On Wednesday, I got a chance to pitch my six-hour hackathon project to Slash (lead guitarist for Guns and Roses and Velvet Revolver), tech blogger (and Startup Liason Officer for RackSpace) Robert Scoble, and the inventor of BitTorrent, Bram Cohen. The idea behind the hackathon was to create an app or web site for artists to connect with their fans, and if Slash thought your idea was the winning one, he’d use it for his upcoming album in 2014.
I came down to the Slashathon with an idea all thought out and ready to go, basically an app for users to try upcoming music from albums and rate it as hot-or-not. Nothing too crazy, but I don’t particularly know what a band would want to use to engage their fans, so I wasn’t particularly tied to the idea.
This hackathon had more sponsors and API partners than I had ever seen at one event – some of them had just created API’s for this event and released them to the public. Muzik Headphones came with their developer-friendly wireless headphones, which I didn’t get a chance to include in my hack, but would like to put into a different project soon. Geeklist organized the event with The Collective, and it was held at the Capital Factory in downtown Austin.
After watching Qualcomm’s team show off their Gimbal beacons, I decided I wanted to use them for my project instead of my original idea. I’ve been involved in a few projects around location awareness and context, but haven’t had a real chance to sit down and program with any of the beacons yet. A hackathon is perfect for this sort of thing, because if I needed help, Qualcomm had a developer right there to point me in the right direction.
My first idea was to create a whole-house audio system that just used your phone, the Gimbal beacons, and the Muzik headphones with Spotify playlists. Instead of putting in an expensive whole-house custom audio installation, just put a few inexpensive beacons in the different rooms of your house, and have an app that changes up the playlist for you. Ideally, you’d smoothly transition in and out from the playlists, but in a six-hour hackathon, that’s the sort of detail that can get left for the future.
This idea worked pretty well – I had some problems with the Spotify iOS SDK, because I had a Spotify free account (a no-go for streaming, you need Premium), but once I got past all of that, I brought in the Gimbal SDK, and quickly had an app that could detect the different beacons.

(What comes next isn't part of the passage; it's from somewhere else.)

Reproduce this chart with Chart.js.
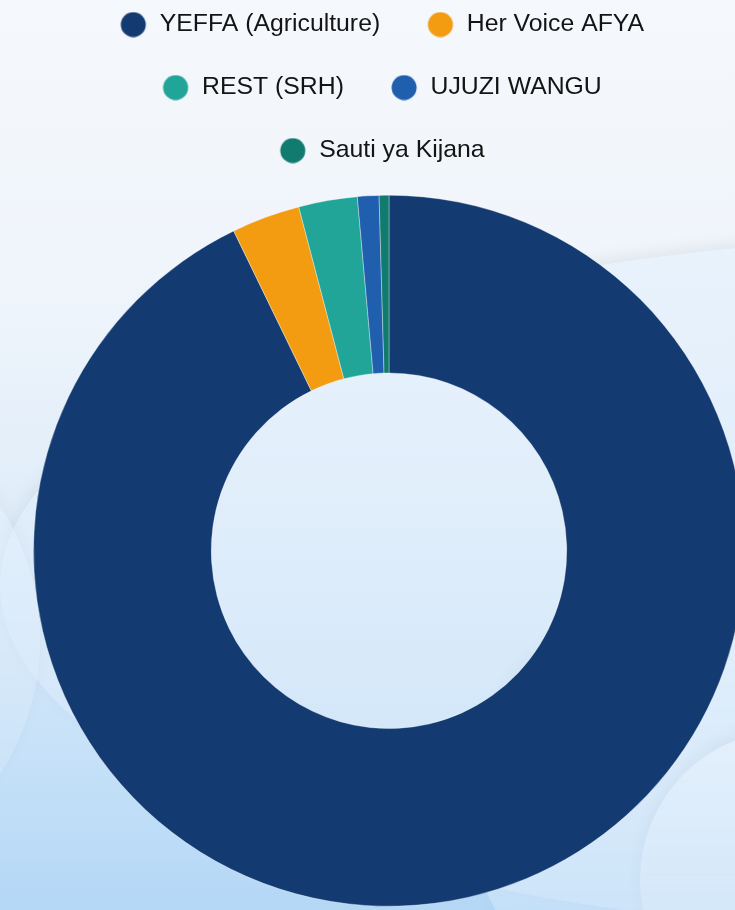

It was a quick jump from just printing out “New beacon detected” to switching the Spotify stream, so then I went ahead and made the app’s background switch to different iOS 7-style backgrounds, based on your location. This is a nice effect, but I don’t think anyone noticed during my demo.
After talking my idea with the Qualcomm Gimbal team, they asked how it would help artists, and then they suggested the idea of letting the musicians set up custom playlists tied to these beacons – I called them “Proximity Picks”, because they look kind of like Guitar Picks. Artists could include one with their box sets, CDs, or other physical sales, and anyone with my app could listen to the playlist, for instance if you brought the pick to the office.
This was a lot better idea than just the whole-house audio, though you could certainly do that as well with this technology. Because artists could now sell these picks, I added PayPal integration to the app, and basically called it done. We only had from 12pm-7pm to work on the project, so it was a short hackathon.
It was a little bit nerve-wracking to pitch to the hackathon judges, but I felt like I had a decent story behind the project, and Robert Scoble seemed to really like the idea behind a context-aware music mobile app. I ended up winning third place overall behind SlashTV and Retune, and then first place for the Gimbal and PayPal integrations. I also used Spotify as the music provider for the app.
Overall, I liked this hackathon – it had a lot of different API sponsors, which is great, and it’s in an area – music – where I’ve never done a project before. Now that I’ve used the Gimbal beacons, I can recommend using them for location awareness on other projects, which is always nice.